Exercise task: Write the data out again exactly, with no pictures.

Available data:
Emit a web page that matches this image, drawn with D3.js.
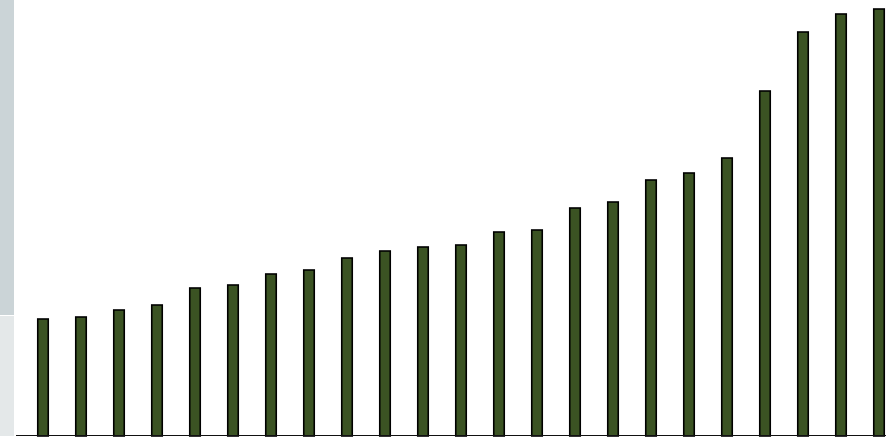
<!DOCTYPE html>
<html>
<head>
<meta charset="utf-8">
<script src="https://cdn.jsdelivr.net/npm/d3@7"></script>
<style>
  html, body { margin: 0; padding: 0; background: #ffffff; overflow: hidden; }
  svg { display: block; }
</style>
</head>
<body>
<svg id="chart" width="886" height="437"></svg>
<script>
// Data (relative bar heights)
const categories = ["1","2","3","4","5","6","7","8","9","10","11","12","13","14","15","16","17","18","19","20","21","22","23"];
const values = [117, 119, 126, 131, 148, 151, 162, 166, 178, 185, 189, 191, 204, 206, 228, 234, 256, 263, 278, 345, 404, 422, 427];
const yDomain = [0, 436];
// Left side strip bands (value ranges on the same y scale)
const stripBands = [
  { from: 121, to: 436, color: "#cbd4d7" },
  { from: 0, to: 120, color: "#e4e8e9" }
];

const W = 886, H = 437;
const svg = d3.select("#chart");

const x = d3.scaleBand()
  .domain(categories)
  .range([11, 911])
  .paddingInner(26 / 38)
  .paddingOuter(26 / 38);

const y = d3.scaleLinear().domain(yDomain).range([436, 0]);

// strip
svg.append("g").selectAll("rect")
  .data(stripBands)
  .join("rect")
  .attr("x", 0)
  .attr("width", 14)
  .attr("y", d => y(d.to))
  .attr("height", d => y(d.from) - y(d.to))
  .attr("fill", d => d.color);

// bars
svg.append("g").selectAll("rect")
  .data(values)
  .join("rect")
  .attr("x", (d, i) => x(categories[i]) + 0.75)
  .attr("width", x.bandwidth() - 1.5)
  .attr("y", d => y(d))
  .attr("height", d => y(0) - y(d))
  .attr("fill", "#3b5323")
  .attr("stroke", "#000")
  .attr("stroke-width", 1.6);

// baseline
svg.append("line")
  .attr("x1", 16).attr("x2", W)
  .attr("y1", y(0) - 0.5).attr("y2", y(0) - 0.5)
  .attr("stroke", "#111")
  .attr("stroke-width", 1);
</script>
</body>
</html>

Task result:
Emit a web page that matches this image, drawn with D3.js.
<!DOCTYPE html>
<html>
<head>
<meta charset="utf-8">
<script src="https://cdn.jsdelivr.net/npm/d3@7"></script>
<style>
  html, body { margin: 0; padding: 0; background: #ffffff; overflow: hidden; }
  svg { display: block; }
</style>
</head>
<body>
<svg id="chart" width="886" height="437"></svg>
<script>
// Data (relative bar heights)
const categories = ["1","2","3","4","5","6","7","8","9","10","11","12","13","14","15","16","17","18","19","20","21","22","23"];
const values = [117, 119, 126, 131, 148, 151, 162, 166, 178, 185, 189, 191, 204, 206, 228, 234, 256, 263, 278, 345, 404, 422, 427];
const yDomain = [0, 436];
// Left side strip bands (value ranges on the same y scale)
const stripBands = [
  { from: 121, to: 436, color: "#cbd4d7" },
  { from: 0, to: 120, color: "#e4e8e9" }
];

const W = 886, H = 437;
const svg = d3.select("#chart");

const x = d3.scaleBand()
  .domain(categories)
  .range([11, 911])
  .paddingInner(26 / 38)
  .paddingOuter(26 / 38);

const y = d3.scaleLinear().domain(yDomain).range([436, 0]);

// strip
svg.append("g").selectAll("rect")
  .data(stripBands)
  .join("rect")
  .attr("x", 0)
  .attr("width", 14)
  .attr("y", d => y(d.to))
  .attr("height", d => y(d.from) - y(d.to))
  .attr("fill", d => d.color);

// bars
svg.append("g").selectAll("rect")
  .data(values)
  .join("rect")
  .attr("x", (d, i) => x(categories[i]) + 0.75)
  .attr("width", x.bandwidth() - 1.5)
  .attr("y", d => y(d))
  .attr("height", d => y(0) - y(d))
  .attr("fill", "#3b5323")
  .attr("stroke", "#000")
  .attr("stroke-width", 1.6);

// baseline
svg.append("line")
  .attr("x1", 16).attr("x2", W)
  .attr("y1", y(0) - 0.5).attr("y2", y(0) - 0.5)
  .attr("stroke", "#111")
  .attr("stroke-width", 1);
</script>
</body>
</html>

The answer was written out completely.